The true cost of owning a home is much higher than principal and interest alone. Property tax, insurance, maintenance, and tax-policy rules often determine whether a home feels affordable after closing, especially in high-tax or high-insurance-cost areas.

The True Cost of Homeownership

A mortgage payment is only the beginning. Property tax, homeowners insurance, and maintenance routinely add 30–50% on top of the principal-and-interest payment. In high-tax states like New Jersey or Illinois, property tax alone can exceed $10,000 per year on a median-priced home.

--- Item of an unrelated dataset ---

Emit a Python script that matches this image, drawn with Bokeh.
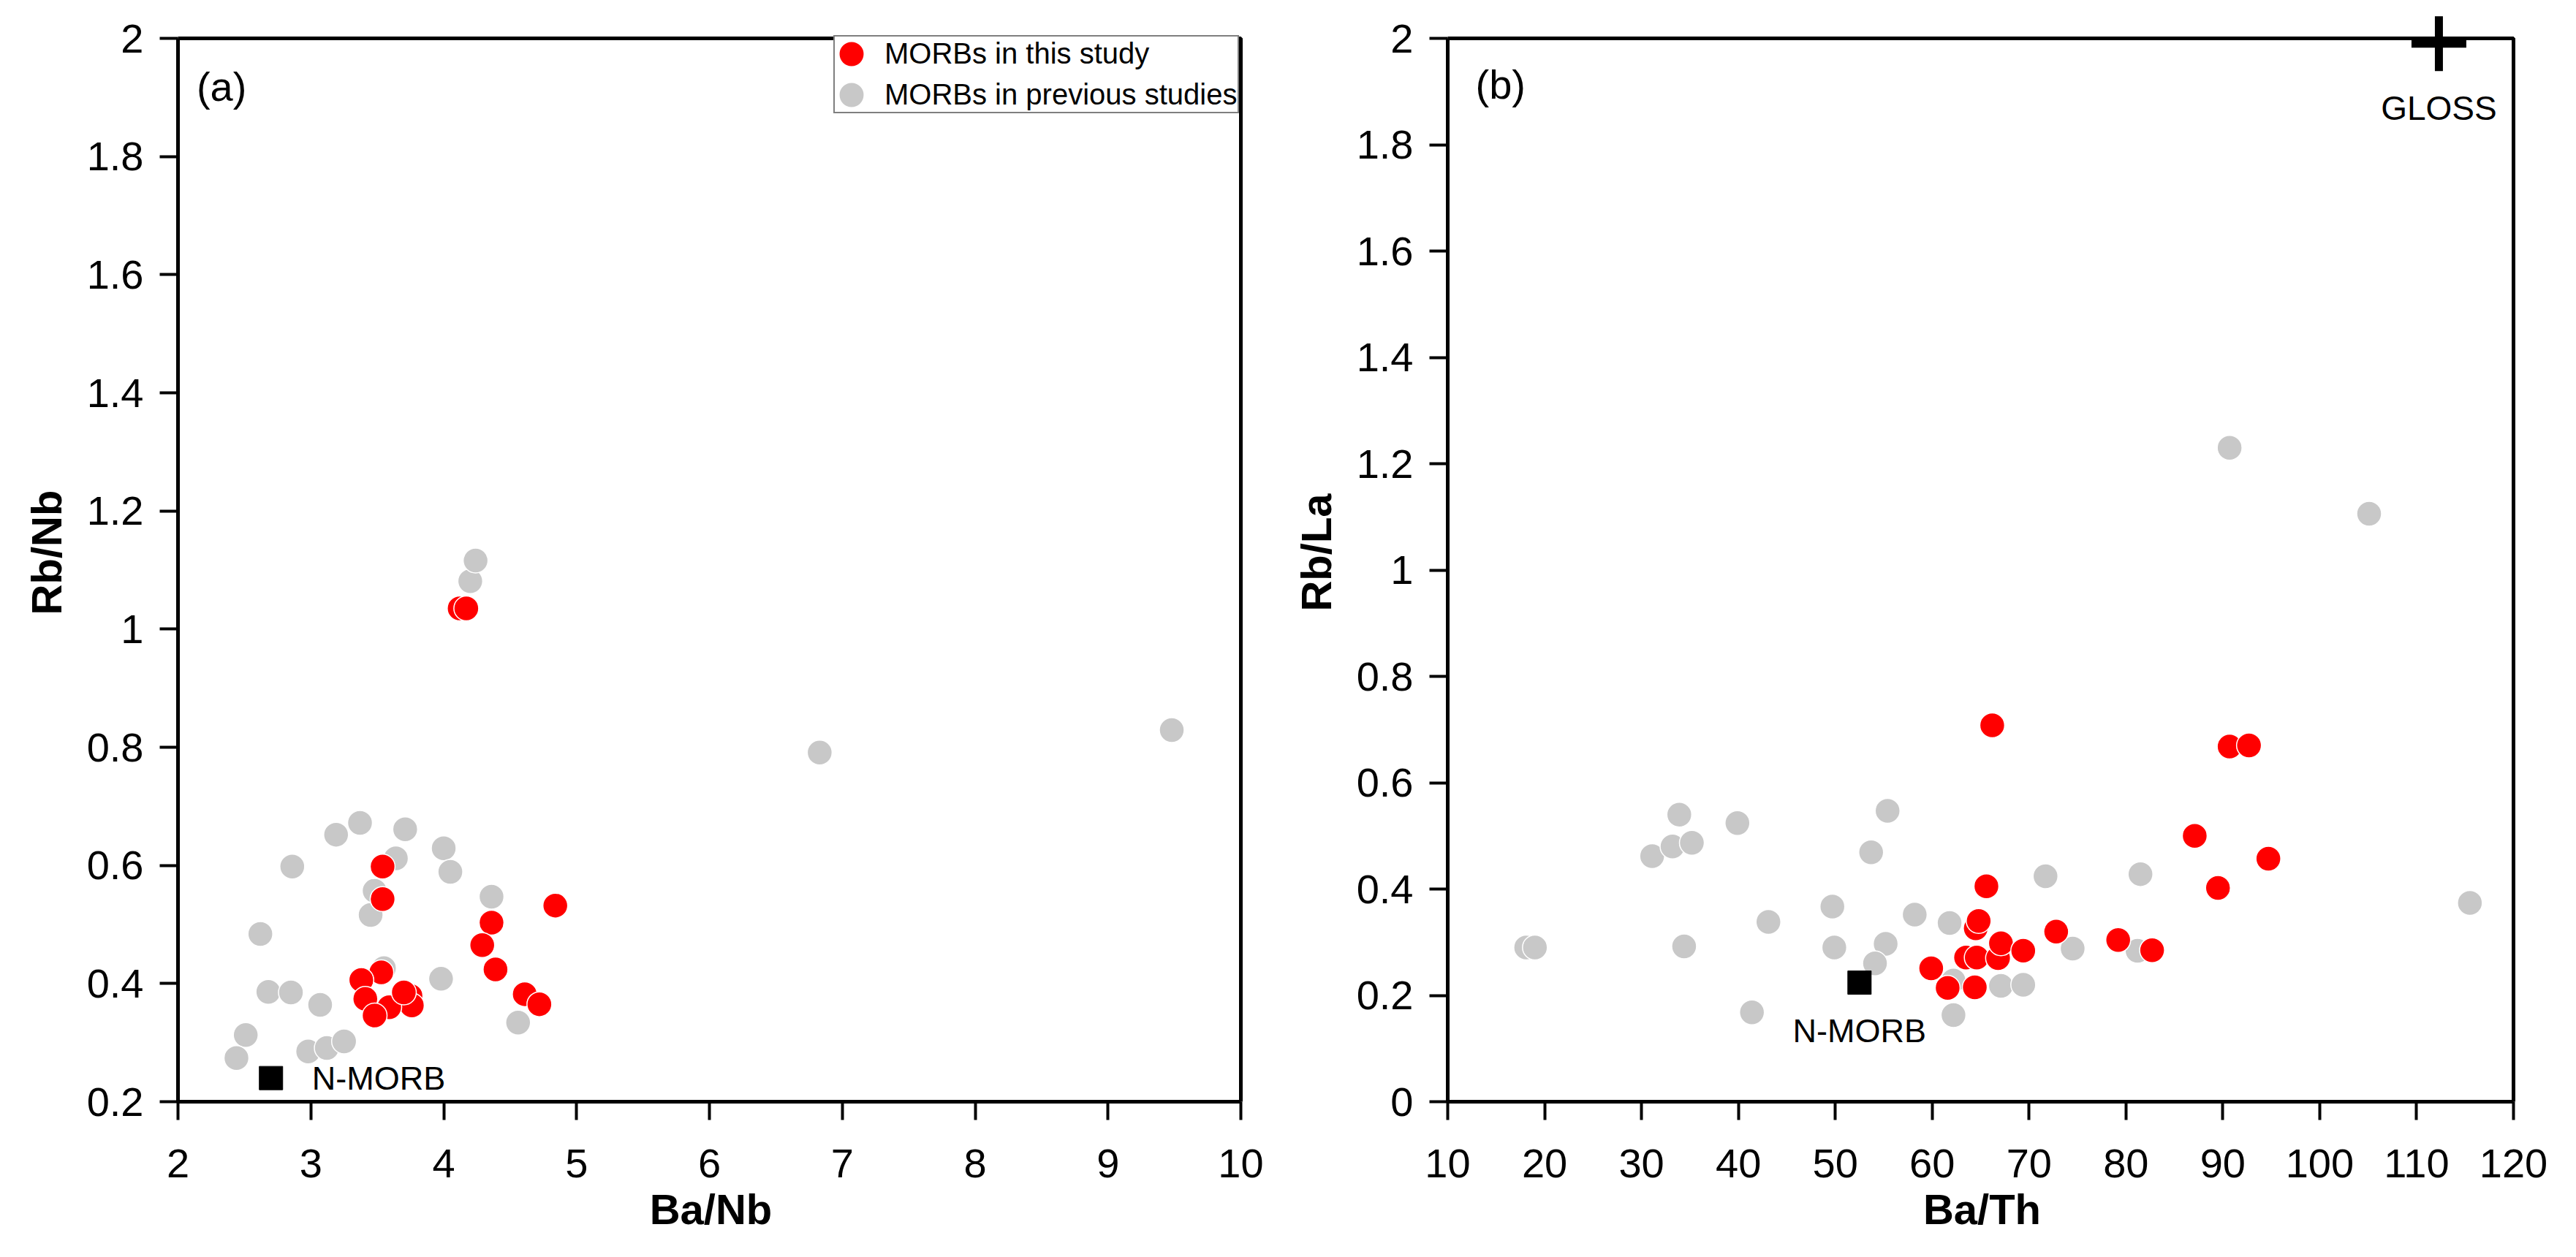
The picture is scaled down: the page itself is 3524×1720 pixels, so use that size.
from bokeh.plotting import figure
from bokeh.layouts import row
from bokeh.models import (ColumnDataSource, Legend, LegendItem, Label, FixedTicker,
                          CustomJSTickFormatter, Range1d, BoxAnnotation)
from bokeh.embed import file_html
from bokeh.resources import INLINE
from bokeh.core.properties import value

FONT = "Liberation Sans"
RED = "#FF0000"
GRAY = "#C8C8C8"

# ---------------- Panel (a): Ba/Nb vs Rb/Nb ----------------
a_prev_ba_nb = [3.37, 3.19, 3.71, 4.00, 3.64, 4.05, 2.86, 3.48, 3.45, 4.36, 2.62, 3.98, 3.55,
                2.68, 2.85, 3.07, 2.51, 2.44, 2.98, 3.12, 3.25, 4.56, 4.20, 4.24, 6.83, 9.48]
a_prev_rb_nb = [0.672, 0.652, 0.661, 0.629, 0.612, 0.589, 0.598, 0.557, 0.516, 0.547, 0.484, 0.408, 0.426,
                0.386, 0.385, 0.364, 0.313, 0.274, 0.285, 0.291, 0.302, 0.334, 1.081, 1.116, 0.791, 0.829]
a_this_ba_nb = [3.54, 3.54, 4.84, 4.36, 4.29, 4.39, 3.53, 3.38, 3.41, 3.75, 3.76, 3.59, 3.48,
                4.61, 4.72, 4.12, 4.17, 3.70]
a_this_rb_nb = [0.598, 0.543, 0.532, 0.503, 0.465, 0.424, 0.419, 0.406, 0.374, 0.379, 0.363, 0.360, 0.346,
                0.382, 0.365, 1.035, 1.035, 0.385]
nmorb_ba_nb = [2.70]
nmorb_rb_nb = [0.24]

a_x_ticks = [2, 3, 4, 5, 6, 7, 8, 9, 10]
a_x_labels = ["2", "3", "4", "5", "6", "7", "8", "9", "10"]
a_y_ticks = [0.2, 0.4, 0.6, 0.8, 1.0, 1.2, 1.4, 1.6, 1.8, 2.0]
a_y_labels = ["0.2", "0.4", "0.6", "0.8", "1", "1.2", "1.4", "1.6", "1.8", "2"]

# ---------------- Panel (b): Ba/Th vs Rb/La ----------------
b_prev_ba_th = [18.1, 19.0, 31.1, 33.2, 33.9, 35.2, 34.4, 39.9, 43.1, 41.4, 49.7, 49.9, 53.7, 55.4,
                55.2, 54.1, 58.2, 61.8, 62.2, 62.2, 67.1, 69.4, 71.7, 74.5, 81.5, 81.2, 90.7, 105.1, 115.5]
b_prev_rb_la = [0.290, 0.290, 0.462, 0.480, 0.540, 0.487, 0.292, 0.524, 0.338, 0.168, 0.367, 0.290, 0.469, 0.547,
                0.297, 0.260, 0.352, 0.336, 0.163, 0.228, 0.218, 0.220, 0.424, 0.288, 0.428, 0.284, 1.23, 1.106, 0.374]
b_this_ba_th = [59.9, 61.6, 64.4, 63.5, 64.6, 66.8, 64.5, 64.8, 65.6, 66.2, 67.1, 69.4, 72.8, 79.2,
                82.7, 87.1, 89.5, 90.7, 92.7, 94.7]
b_this_rb_la = [0.251, 0.214, 0.215, 0.271, 0.271, 0.270, 0.326, 0.340, 0.405, 0.708, 0.298, 0.284, 0.320, 0.304,
                0.285, 0.500, 0.402, 0.668, 0.670, 0.457]
nmorb_ba_th = [52.5]
nmorb_rb_la = [0.224]
gloss_ba_th = [112.3]
gloss_rb_la = [1.99]

b_x_ticks = [10, 20, 30, 40, 50, 60, 70, 80, 90, 100, 110, 120]
b_x_labels = ["10", "20", "30", "40", "50", "60", "70", "80", "90", "100", "110", "120"]
b_y_ticks = [0.0, 0.2, 0.4, 0.6, 0.8, 1.0, 1.2, 1.4, 1.6, 1.8, 2.0]
b_y_labels = ["0", "0.2", "0.4", "0.6", "0.8", "1", "1.2", "1.4", "1.6", "1.8", "2"]

# ---------------- layout constants (pixels) ----------------
BOX_H = 1455            # height of the boxed plot area
TOP = 52                # page space above the boxed plot area
EXTRA_TOP = 48          # unboxed room above the box (lets the GLOSS cross stick out)
EXTRA_RIGHT = 4         # room right of the box so its right edge is not clipped


def fmt(ticks, labels):
    return CustomJSTickFormatter(args=dict(tvals=ticks, tlabels=labels), code="""
        const i = tvals.findIndex(t => Math.abs(t - tick) < 1e-6);
        return i >= 0 ? tlabels[i] : "";
    """)


def make_fig(xr, yr, xt, xl, yt, yl, xtitle, ytitle, bl, box_w, br):
    ux = (xr[1] - xr[0]) / box_w
    uy = (yr[1] - yr[0]) / BOX_H
    p = figure(x_range=Range1d(xr[0], xr[1] + EXTRA_RIGHT * ux),
               y_range=Range1d(yr[0], yr[1] + EXTRA_TOP * uy),
               frame_width=box_w + EXTRA_RIGHT, frame_height=BOX_H + EXTRA_TOP,
               min_border_left=bl, min_border_right=br - EXTRA_RIGHT,
               min_border_top=TOP - EXTRA_TOP, min_border_bottom=200,
               title=None, output_backend="svg", toolbar_location=None,
               background_fill_color="white", border_fill_color="white")
    p.grid.visible = False
    p.outline_line_color = None
    for ax, ticks, labels, title, bounds in [(p.xaxis[0], xt, xl, xtitle, xr),
                                             (p.yaxis[0], yt, yl, ytitle, yr)]:
        ax.bounds = bounds
        ax.ticker = FixedTicker(ticks=ticks)
        ax.formatter = fmt(ticks, labels)
        ax.axis_label = title
        ax.axis_label_text_font = FONT
        ax.axis_label_text_font_style = "bold"
        ax.axis_label_text_font_size = "58px"
        ax.axis_label_text_color = "black"
        ax.major_label_text_font = FONT
        ax.major_label_text_font_size = "56px"
        ax.major_label_text_color = "black"
        ax.axis_line_width = 5
        ax.axis_line_color = "black"
        ax.major_tick_line_width = 4
        ax.major_tick_line_color = "black"
        ax.major_tick_in = 0
        ax.major_tick_out = 25
        ax.minor_tick_line_color = None
    p.xaxis.major_label_standoff = 40
    p.xaxis.axis_label_standoff = 8
    p.yaxis.major_label_standoff = 22
    p.yaxis.axis_label_standoff = 20
    p.add_layout(BoxAnnotation(left=xr[0], right=xr[1], bottom=yr[0], top=yr[1],
                               fill_alpha=0, fill_color=None,
                               line_color="black", line_width=5, line_alpha=1))
    return p


def pts(p, x, y, color):
    src = ColumnDataSource(dict(x=x, y=y))
    return p.ellipse(x="x", y="y", width=34, height=34, width_units="screen", height_units="screen",
                     source=src, fill_color=color, line_color="white", line_width=1.5)


# ---- panel a
A_BOX_W = 1454
pa = make_fig((2, 10), (0.2, 2), a_x_ticks, a_x_labels, a_y_ticks, a_y_labels,
              "Ba/Nb", "Rb/Nb", 243, A_BOX_W, 55)
ra_prev = pts(pa, a_prev_ba_nb, a_prev_rb_nb, GRAY)
ra_this = pts(pa, a_this_ba_nb, a_this_rb_nb, RED)
pa.scatter(nmorb_ba_nb, nmorb_rb_nb, marker="square", size=32, fill_color="black", line_color="black")
pa.text(x=nmorb_ba_nb, y=nmorb_rb_nb, text=["N-MORB"], x_offset=56, text_baseline="middle",
        text_align="left", text_font=value(FONT), text_font_size="45px", text_color="black")
pa.add_layout(Label(x=2.14, y=1.957, text="(a)", text_baseline="top", text_align="left",
                    text_font=FONT, text_font_size="56px", text_color="black"))
LEG_W, LEG_H = 551, 104
legend = Legend(items=[LegendItem(label="MORBs in this study", renderers=[ra_this]),
                       LegendItem(label="MORBs in previous studies", renderers=[ra_prev])],
                location=(A_BOX_W - 6 - LEG_W, BOX_H + 1 - LEG_H), margin=0, padding=1, spacing=11,
                glyph_width=43, glyph_height=43, label_standoff=24,
                label_text_font=FONT, label_text_font_size="40px", label_text_color="black",
                border_line_color="black", border_line_width=2, background_fill_alpha=1)
pa.add_layout(legend)

# ---- panel b
pb = make_fig((10, 120), (0, 2), b_x_ticks, b_x_labels, b_y_ticks, b_y_labels,
              "Ba/Th", "Rb/La", 228, 1458, 60)
pts(pb, b_prev_ba_th, b_prev_rb_la, GRAY)
pts(pb, b_this_ba_th, b_this_rb_la, RED)
pb.scatter(nmorb_ba_th, nmorb_rb_la, marker="square", size=32, fill_color="black", line_color="black")
pb.text(x=nmorb_ba_th, y=nmorb_rb_la, text=["N-MORB"], y_offset=40, text_baseline="top",
        text_align="center", text_font=value(FONT), text_font_size="45px", text_color="black")
pb.scatter(gloss_ba_th, gloss_rb_la, marker="cross", size=75, line_width=11, line_color="black")
pb.text(x=gloss_ba_th, y=gloss_rb_la, text=["GLOSS"], y_offset=62, text_baseline="top",
        text_align="center", text_font=value(FONT), text_font_size="46px", text_color="black")
pb.add_layout(Label(x=12.87, y=1.957, text="(b)", text_baseline="top", text_align="left",
                    text_font=FONT, text_font_size="56px", text_color="black"))

layout = row(pa, pb)
open("out.html", "w").write(file_html(layout, INLINE))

The rent-vs-buy comparison often ignores these costs — or ignores the tax benefits that partially offset them. Both matter.

Why This Is A Policy-Risk Question

Housing is one of the clearest places where policy shows up as cash flow. A higher SALT cap can improve the after-tax cost of ownership. Insurance reforms can raise or lower premium pressure. Mortgage rules and tax deductions can change the value of buying versus renting.

That means the affordability of a home is not only about the purchase price or the mortgage rate. It is also about the public rules layered on top of that purchase.

How the SALT Cap Changes the Math

Before the TCJA (2018), homeowners could deduct all of their state and local taxes — including property tax — from federal taxable income. The TCJA capped that at $10,000, which hit homeowners in high-tax states hard. The One Big Beautiful Bill Act (OBBBA) raised the cap to $40,400 for 2026 (with 1% annual increases through 2029), then resets it to $10,000 in 2030.

For a homeowner in New Jersey paying $14,000 in property tax and $8,000 in state income tax, the old $10,000 SALT cap meant $12,000 in taxes were non-deductible. Under the new $40,400 cap, the full $22,000 is deductible — saving roughly $4,800 in federal taxes at the 22% bracket.

The Mortgage Interest Deduction

Homeowners can deduct interest on up to $750,000 of mortgage debt ($375,000 for married filing separately). In the early years of a mortgage, when most of the payment goes to interest, this deduction can be substantial. On a $400,000 loan at 6.5%, first-year interest is roughly $26,000.

The catch: you only benefit if your total itemized deductions (mortgage interest + SALT + charitable giving + other) exceed the standard deduction. With the 2026 standard deduction at $16,100 (single) or $32,200 (married filing jointly), many homeowners with smaller mortgages or in low-tax states still come out ahead with the standard deduction.

What This Calculator Does Not Include

This is a cash-flow comparison. It does not include:

  • PMI costs — private mortgage insurance can be material for lower-down-payment buyers
  • Equity buildup — each mortgage payment increases your ownership stake
  • Home appreciation — historically 3–4% annually, though highly variable by market
  • Opportunity cost of the down payment — that money could be invested in stocks or bonds
  • Closing costs — typically 2–5% of the purchase price
  • Transaction costs when selling — agent commissions, transfer taxes, repairs

Equity and appreciation generally favor owning over long time horizons. But for stays under 5–7 years, transaction costs and the interest-heavy early payments can make renting the better deal.